Q: How did you first discover how to make working voice skins? How long did it take?
A: I knew the basic idea pretty much from the outset: take a clip of speech, force a neural network to separate out the "content" from the "voice", change the voice part, then recombine them. The tricky bit is how to force the network to separate those components. I spent several months trying to just build a meaningful "latent space" and manipulate it manually (if you've seen demos where people morph one face into another, it's that kind of tech), but relying on the neural network to just happen to learn a good space doesn't give you any control over the fidelity of the results, so I had to abandon that.
At that point, I had the thought that adversarial training could help solve the problem by explicitly forcing the network to mimic a particular voice - and after some time I became convinced that this was the "right way" to build a voice skin. All told it was about a year from starting the project to getting anything sounded even vaguely human, and then another year and a half from that before I started getting really high quality results!
Q: What’s something a potential Modulate employee should know about you?
A: I love talking to people about their interests and passions! Anything that has enough depth and complexity for someone to be interested in it is fascinating - from sports, to fiction, to reality TV, to AI, to cars, to microscopic sea creatures (my brother's PhD topic). If you're ever wondering how to start a conversation with me, just bring up something you're interested in!
Q: What’s the voice skin you’re most excited to use, and how do you plan to use it?
A: As far as celebrity voices go, I'd love if we could make a voice skin of Jennifer Hale! She's a legend in video game voice acting - I loved the Role Playing Game genre growing up, where there's an emphasis on characters and story, and Jennifer was the voice of so many of the characters that I grew up with.
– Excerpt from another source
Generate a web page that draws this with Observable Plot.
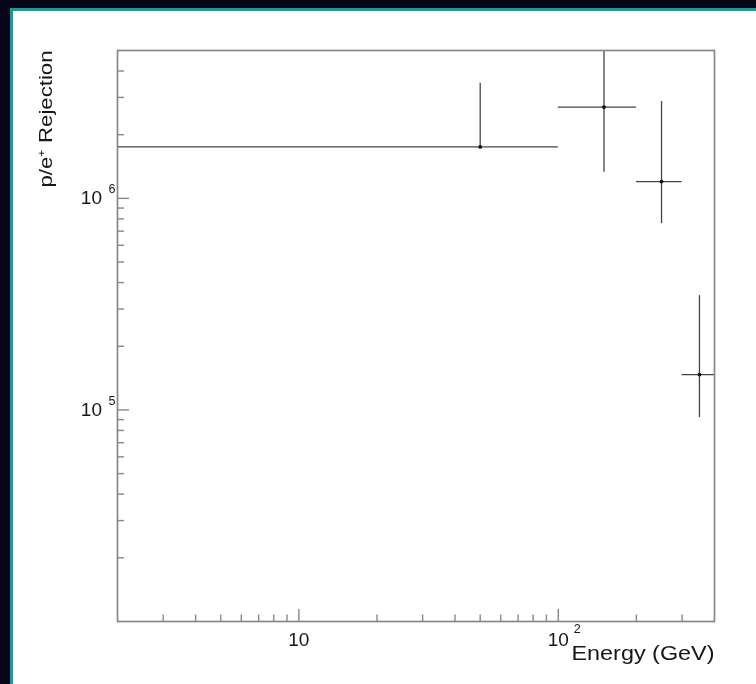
<!DOCTYPE html>
<html>
<head>
<meta charset="utf-8">
<script src="https://cdn.jsdelivr.net/npm/d3@7"></script>
<script src="https://cdn.jsdelivr.net/npm/@observablehq/plot@0.6"></script>
<style>
  html, body { margin: 0; padding: 0; width: 756px; height: 684px; overflow: hidden; background: #06051a; }
  #panel { position: absolute; left: 10px; top: 8px; right: 0; bottom: 0; background: #ffffff;
           border-left: 3.5px solid #139c98; border-top: 3.5px solid #139c98; }
  #chart { position: absolute; left: 0; top: 0; filter: blur(0.45px); }
</style>
</head>
<body>
<div id="panel"></div>
<div id="chart"></div>
<script>
// ---- data ----
const energy        = [50, 150, 250, 350];          // GeV, bin centres
const energyLow     = [1, 100, 200, 300];           // bin lower edges (first bin starts below the axis)
const energyHigh    = [100, 200, 300, 400];         // bin upper edges
const rejection     = [1.75e6, 2.7e6, 1.2e6, 1.47e5];
const rejectionLow  = [1.75e6, 1.33e6, 7.6e5, 9.2e4];
const rejectionHigh = [3.5e6, 6.0e6, 2.87e6, 3.47e5];

const xMajorTicks = [10, 100];
const xMinorTicks = [3, 4, 5, 6, 7, 8, 9, 20, 30, 40, 50, 60, 70, 80, 90, 200, 300];
const yMajorTicks = [1e5, 1e6];
const yMinorTicks = [2e4, 3e4, 4e4, 5e4, 6e4, 7e4, 8e4, 9e4,
                     2e5, 3e5, 4e5, 5e5, 6e5, 7e5, 8e5, 9e5,
                     2e6, 3e6, 4e6];
const xTickBase = ["10", "10"];
const xTickExponents = ["", "2"];
const yTickBase = ["10", "10"];
const yTickExponents = ["5", "6"];
const xTitle = "Energy (GeV)";
const yTitle = "p/e\u207A Rejection";

// ---- table built from the arrays ----
const points = energy.map((e, i) => ({
  energy: e, lo: energyLow[i], hi: energyHigh[i],
  r: rejection[i], rlo: rejectionLow[i], rhi: rejectionHigh[i]
}));

const frameGrey = "#888888";
const barColor = "#444444";
const textColor = "#161616";

const plot = Plot.plot({
  width: 756,
  height: 684,
  marginLeft: 117,
  marginRight: 42,
  marginTop: 50,
  marginBottom: 63,
  style: { background: "transparent", fontFamily: "'Liberation Sans', Arial, Helvetica, sans-serif", color: textColor, overflow: "visible" },
  x: { type: "log", domain: [2, 400] },
  y: { type: "log", domain: [1e4, 5e6] },
  marks: [
    // ticks pointing into the frame
    Plot.axisX(xMinorTicks, { anchor: "bottom", tickSize: -6.5, tickFormat: () => "", stroke: frameGrey, strokeWidth: 1.4, label: null }),
    Plot.axisX(xMajorTicks, { anchor: "bottom", tickSize: -12, tickFormat: () => "", stroke: frameGrey, strokeWidth: 1.4, label: null }),
    Plot.axisY(yMinorTicks, { anchor: "left", tickSize: -7, tickFormat: () => "", stroke: frameGrey, strokeWidth: 1.4, label: null }),
    Plot.axisY(yMajorTicks, { anchor: "left", tickSize: -12, tickFormat: () => "", stroke: frameGrey, strokeWidth: 1.4, label: null }),

    // tick labels (ROOT style 10 and 10^n)
    Plot.text(xMajorTicks, { x: d => d, text: xTickBase, frameAnchor: "bottom", dy: 24, fontSize: 19, fill: textColor }),
    Plot.text(xMajorTicks, { x: d => d, text: xTickExponents, frameAnchor: "bottom", dx: 19, dy: 11.5, fontSize: 12.5, fill: textColor }),
    Plot.text(yMajorTicks, { y: d => d, text: yTickBase, frameAnchor: "left", textAnchor: "end", dx: -15.5, dy: 0, fontSize: 19, fill: textColor }),
    Plot.text(yMajorTicks, { y: d => d, text: yTickExponents, frameAnchor: "left", textAnchor: "start", dx: -9, dy: -9, fontSize: 12.5, fill: textColor }),

    // axis titles
    Plot.text([xTitle], { frameAnchor: "bottom-right", textAnchor: "end", dy: 38, fontSize: 19.5, fill: textColor }),
    Plot.text([yTitle], { frameAnchor: "top-left", rotate: -90, textAnchor: "end", dx: -78, fontSize: 17.5, fill: textColor }),

    // error bars and points
    Plot.ruleY(points, { y: "r", x1: "lo", x2: "hi", stroke: barColor, strokeWidth: 1.3, clip: true }),
    Plot.ruleX(points, { x: "energy", y1: "rlo", y2: "rhi", stroke: barColor, strokeWidth: 1.3, clip: true }),
    Plot.dot(points, { x: "energy", y: "r", r: 1.9, fill: "#111", stroke: null }),

    Plot.frame({ stroke: frameGrey, strokeWidth: 1.7 })
  ]
});

// ROOT's title font is wider than Helvetica: stretch the titles to the reference extent
d3.select(plot).selectAll("text")
  .filter(function () { return this.textContent === xTitle; })
  .attr("textLength", 143).attr("lengthAdjust", "spacingAndGlyphs");
d3.select(plot).selectAll("text")
  .filter(function () { return this.textContent === yTitle; })
  .attr("textLength", 137).attr("lengthAdjust", "spacingAndGlyphs");

document.getElementById("chart").appendChild(plot);
</script>
</body>
</html>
Although, I'm even more excited to build my own custom voices - I've always like creating my own unique character in games, but I've never been able to give them their own voice - they've always just sounded like Carter. It's a bit awkward for me when I'm trying to play a different character and I can't get their voice right - it feels too much like I'm faking something; and it's a constant reminder that there's "someone behind the curtain". I'm looking forward to not having to worry about that.
Q: What’s your ideal work environment? Any special strategies you use to stay effective?
A: I love being surrounded by people working and chatting, while I can wear headphones and focus down into what I'm doing. Working at home can get pretty lonely, while being in an open office where people can ask me for things at any time can get distracting if I want to focus. I like being around noise and commotion, but not a part of it!
Q: Who are you outside of work?
A: I like to think that I'm pretty cheerful and easy to get along with! I like meeting people and learning about them, but I'm a bit of an introvert so I need to intersperse that with quiet evenings and weekends sometime!
Q: What’s something you’re great at that few people realize?
A: I'm pretty good at breaking game systems - video games, pen and paper RPGs, boardgames - by coming up with edge cases that the designers didn't think of! I love trying to combine elements of games in ways that don't initially make sense but still kind of work, and usually those combinations aren't well tested and lead to unexpected consequences. Mike likes to tell a story about a video game he tried to make, where the first thing I did was run into a wall for a minute before I clipped through and broke the game - so that's something that I find fun!
Q: Leave us with a fun tidbit - a favorite joke, a story from your past, an obscure riddle, whatever you like!
A: Did you know that ants can count? If you put stilts on an ant that's trying to go somewhere, it will end up going too far and get lost, because it's counting its steps to measure distance!